Exercise
Quote exactly, and only, the lines from the one with "Emit a Python" down to the one with "plt.rcParams['mathtext.it'] = 'Liberation", both included.
──────── Information supplied ────────
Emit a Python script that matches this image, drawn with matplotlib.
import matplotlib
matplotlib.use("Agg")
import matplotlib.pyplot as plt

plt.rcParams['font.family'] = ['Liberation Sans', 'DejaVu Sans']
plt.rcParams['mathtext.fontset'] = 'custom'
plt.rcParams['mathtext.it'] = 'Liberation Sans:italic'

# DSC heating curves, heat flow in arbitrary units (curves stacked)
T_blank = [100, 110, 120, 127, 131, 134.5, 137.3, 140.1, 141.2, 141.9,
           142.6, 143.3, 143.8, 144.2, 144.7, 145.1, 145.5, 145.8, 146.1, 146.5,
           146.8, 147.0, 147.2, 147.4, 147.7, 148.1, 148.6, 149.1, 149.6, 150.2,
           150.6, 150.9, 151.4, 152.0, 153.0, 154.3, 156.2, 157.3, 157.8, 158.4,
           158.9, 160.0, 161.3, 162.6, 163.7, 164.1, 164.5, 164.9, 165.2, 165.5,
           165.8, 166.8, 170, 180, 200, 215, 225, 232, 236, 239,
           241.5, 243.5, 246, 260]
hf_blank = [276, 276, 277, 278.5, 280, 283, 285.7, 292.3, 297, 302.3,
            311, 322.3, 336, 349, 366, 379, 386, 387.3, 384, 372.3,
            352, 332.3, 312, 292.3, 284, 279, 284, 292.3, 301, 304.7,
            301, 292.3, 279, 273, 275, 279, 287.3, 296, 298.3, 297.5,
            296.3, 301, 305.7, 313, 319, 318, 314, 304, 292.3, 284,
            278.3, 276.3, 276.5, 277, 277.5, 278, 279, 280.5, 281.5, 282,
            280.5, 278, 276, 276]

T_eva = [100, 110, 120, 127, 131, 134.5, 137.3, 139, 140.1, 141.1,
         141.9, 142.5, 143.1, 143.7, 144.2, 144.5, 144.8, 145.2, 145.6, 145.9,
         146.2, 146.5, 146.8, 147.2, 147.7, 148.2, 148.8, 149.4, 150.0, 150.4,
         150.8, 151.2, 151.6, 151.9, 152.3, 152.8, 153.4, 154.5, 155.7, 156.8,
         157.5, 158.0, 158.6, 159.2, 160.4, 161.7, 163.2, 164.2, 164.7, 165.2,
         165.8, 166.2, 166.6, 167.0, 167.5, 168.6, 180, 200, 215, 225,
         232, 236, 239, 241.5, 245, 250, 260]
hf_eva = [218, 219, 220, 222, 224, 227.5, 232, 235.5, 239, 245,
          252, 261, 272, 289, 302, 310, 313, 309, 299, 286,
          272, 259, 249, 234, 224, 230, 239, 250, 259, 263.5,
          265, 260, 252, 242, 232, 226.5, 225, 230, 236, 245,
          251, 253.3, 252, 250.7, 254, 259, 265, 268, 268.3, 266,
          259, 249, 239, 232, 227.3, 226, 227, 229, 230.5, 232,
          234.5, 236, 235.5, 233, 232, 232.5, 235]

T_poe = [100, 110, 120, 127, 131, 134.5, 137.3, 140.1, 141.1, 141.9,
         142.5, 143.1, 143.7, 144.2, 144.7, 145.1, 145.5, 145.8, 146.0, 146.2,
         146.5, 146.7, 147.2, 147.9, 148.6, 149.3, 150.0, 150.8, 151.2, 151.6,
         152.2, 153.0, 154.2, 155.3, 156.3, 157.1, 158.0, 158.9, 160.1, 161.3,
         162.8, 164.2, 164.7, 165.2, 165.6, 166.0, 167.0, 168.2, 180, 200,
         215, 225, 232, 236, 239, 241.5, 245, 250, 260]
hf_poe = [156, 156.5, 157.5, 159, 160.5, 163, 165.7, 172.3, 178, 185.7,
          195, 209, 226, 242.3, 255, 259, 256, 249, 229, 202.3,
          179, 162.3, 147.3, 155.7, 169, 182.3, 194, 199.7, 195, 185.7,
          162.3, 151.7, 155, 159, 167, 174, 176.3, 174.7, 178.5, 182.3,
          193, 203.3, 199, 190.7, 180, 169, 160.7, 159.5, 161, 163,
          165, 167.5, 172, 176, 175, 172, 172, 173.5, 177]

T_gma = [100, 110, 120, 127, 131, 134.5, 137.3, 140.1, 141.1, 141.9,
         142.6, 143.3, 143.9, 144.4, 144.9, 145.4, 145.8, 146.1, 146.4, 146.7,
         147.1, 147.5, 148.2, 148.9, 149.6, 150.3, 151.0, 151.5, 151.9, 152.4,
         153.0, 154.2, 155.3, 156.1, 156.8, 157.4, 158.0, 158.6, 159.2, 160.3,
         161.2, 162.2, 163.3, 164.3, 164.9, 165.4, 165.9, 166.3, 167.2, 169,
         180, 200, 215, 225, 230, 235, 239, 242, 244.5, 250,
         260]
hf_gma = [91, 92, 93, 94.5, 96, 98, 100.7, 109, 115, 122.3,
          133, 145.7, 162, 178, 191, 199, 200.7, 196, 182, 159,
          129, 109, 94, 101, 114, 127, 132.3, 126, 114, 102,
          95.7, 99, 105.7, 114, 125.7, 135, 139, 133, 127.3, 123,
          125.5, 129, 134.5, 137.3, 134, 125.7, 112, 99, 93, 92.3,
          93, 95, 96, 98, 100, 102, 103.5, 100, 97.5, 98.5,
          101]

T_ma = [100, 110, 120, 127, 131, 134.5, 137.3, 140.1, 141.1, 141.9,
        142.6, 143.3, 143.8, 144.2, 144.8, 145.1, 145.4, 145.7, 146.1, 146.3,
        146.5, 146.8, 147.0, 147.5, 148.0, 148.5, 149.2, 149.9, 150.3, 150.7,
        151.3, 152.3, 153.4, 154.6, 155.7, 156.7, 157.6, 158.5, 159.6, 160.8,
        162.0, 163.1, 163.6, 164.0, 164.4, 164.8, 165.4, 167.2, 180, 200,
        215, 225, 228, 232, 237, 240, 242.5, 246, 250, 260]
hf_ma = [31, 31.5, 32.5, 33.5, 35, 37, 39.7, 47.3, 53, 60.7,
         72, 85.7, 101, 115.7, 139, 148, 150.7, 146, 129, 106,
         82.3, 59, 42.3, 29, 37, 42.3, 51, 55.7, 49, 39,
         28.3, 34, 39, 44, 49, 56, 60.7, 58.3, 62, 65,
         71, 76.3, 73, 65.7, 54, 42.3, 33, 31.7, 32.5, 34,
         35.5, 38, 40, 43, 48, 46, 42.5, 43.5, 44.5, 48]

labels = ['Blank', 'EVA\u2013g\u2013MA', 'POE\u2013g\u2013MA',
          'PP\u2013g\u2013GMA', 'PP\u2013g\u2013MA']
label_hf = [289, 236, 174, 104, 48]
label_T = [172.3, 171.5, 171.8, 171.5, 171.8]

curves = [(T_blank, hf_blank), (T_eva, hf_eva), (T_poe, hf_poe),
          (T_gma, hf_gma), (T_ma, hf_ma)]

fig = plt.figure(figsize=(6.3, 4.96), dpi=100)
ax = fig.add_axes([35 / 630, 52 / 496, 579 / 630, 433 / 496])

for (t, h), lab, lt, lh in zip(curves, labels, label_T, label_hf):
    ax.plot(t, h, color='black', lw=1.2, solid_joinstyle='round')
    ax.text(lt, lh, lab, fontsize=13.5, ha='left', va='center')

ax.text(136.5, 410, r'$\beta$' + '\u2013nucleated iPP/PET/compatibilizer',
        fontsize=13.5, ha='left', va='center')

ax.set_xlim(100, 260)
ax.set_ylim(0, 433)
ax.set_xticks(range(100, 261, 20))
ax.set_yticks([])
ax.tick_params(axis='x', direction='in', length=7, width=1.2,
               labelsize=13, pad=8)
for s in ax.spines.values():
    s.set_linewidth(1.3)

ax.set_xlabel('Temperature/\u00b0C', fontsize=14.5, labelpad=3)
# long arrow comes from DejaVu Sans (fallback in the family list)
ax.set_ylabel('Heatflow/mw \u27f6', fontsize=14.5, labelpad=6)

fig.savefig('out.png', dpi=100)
────────
──────── Information supplied ────────
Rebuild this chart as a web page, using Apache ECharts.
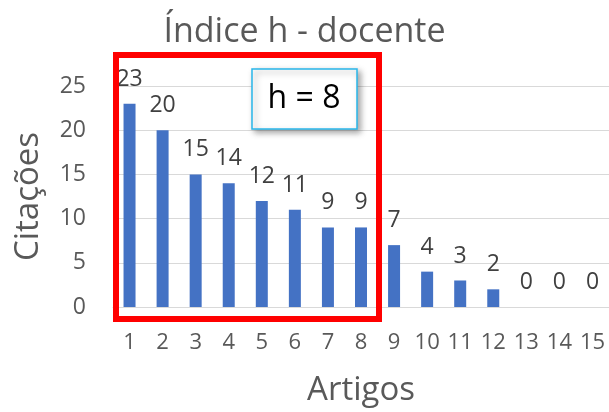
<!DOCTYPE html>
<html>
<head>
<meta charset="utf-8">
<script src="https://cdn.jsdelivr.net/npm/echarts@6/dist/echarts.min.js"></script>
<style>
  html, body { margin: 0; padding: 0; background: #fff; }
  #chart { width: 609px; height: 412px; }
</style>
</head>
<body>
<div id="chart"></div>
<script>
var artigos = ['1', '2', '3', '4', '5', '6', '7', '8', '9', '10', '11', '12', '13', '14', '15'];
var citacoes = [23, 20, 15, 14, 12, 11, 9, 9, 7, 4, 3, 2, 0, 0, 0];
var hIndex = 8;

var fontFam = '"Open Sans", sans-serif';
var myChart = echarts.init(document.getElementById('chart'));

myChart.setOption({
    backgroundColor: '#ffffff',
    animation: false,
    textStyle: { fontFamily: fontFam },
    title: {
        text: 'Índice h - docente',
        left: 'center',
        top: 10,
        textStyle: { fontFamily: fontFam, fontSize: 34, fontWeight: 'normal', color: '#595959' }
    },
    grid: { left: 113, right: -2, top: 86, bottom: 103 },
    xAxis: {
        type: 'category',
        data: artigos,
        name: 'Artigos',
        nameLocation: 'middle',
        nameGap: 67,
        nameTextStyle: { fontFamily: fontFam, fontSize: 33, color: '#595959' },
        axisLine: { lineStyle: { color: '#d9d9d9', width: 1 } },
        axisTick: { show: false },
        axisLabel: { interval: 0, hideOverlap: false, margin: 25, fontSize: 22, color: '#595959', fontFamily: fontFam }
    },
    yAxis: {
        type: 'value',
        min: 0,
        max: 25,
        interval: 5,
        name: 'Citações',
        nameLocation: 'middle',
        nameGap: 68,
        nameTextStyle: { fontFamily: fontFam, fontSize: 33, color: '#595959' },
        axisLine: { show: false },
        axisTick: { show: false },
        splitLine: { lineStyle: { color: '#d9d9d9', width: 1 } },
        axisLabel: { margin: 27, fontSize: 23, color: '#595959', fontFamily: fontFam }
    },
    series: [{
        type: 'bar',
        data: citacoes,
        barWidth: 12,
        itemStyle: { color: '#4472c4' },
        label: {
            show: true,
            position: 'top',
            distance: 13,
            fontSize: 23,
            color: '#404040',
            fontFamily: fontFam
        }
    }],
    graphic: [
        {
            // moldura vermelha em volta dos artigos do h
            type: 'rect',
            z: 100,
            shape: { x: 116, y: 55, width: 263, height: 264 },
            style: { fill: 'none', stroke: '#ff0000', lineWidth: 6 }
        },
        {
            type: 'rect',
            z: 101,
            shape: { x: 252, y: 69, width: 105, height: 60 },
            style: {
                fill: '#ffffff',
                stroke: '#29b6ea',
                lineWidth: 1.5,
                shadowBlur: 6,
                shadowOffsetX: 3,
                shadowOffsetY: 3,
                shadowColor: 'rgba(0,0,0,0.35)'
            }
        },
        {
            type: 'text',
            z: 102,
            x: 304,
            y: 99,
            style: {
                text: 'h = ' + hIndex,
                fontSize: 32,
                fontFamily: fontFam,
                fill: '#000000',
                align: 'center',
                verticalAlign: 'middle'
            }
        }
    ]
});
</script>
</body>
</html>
────────
Complete output
Emit a Python script that matches this image, drawn with matplotlib.
import matplotlib
matplotlib.use("Agg")
import matplotlib.pyplot as plt

plt.rcParams['font.family'] = ['Liberation Sans', 'DejaVu Sans']
plt.rcParams['mathtext.fontset'] = 'custom'
plt.rcParams['mathtext.it'] = 'Liberation Sans:italic'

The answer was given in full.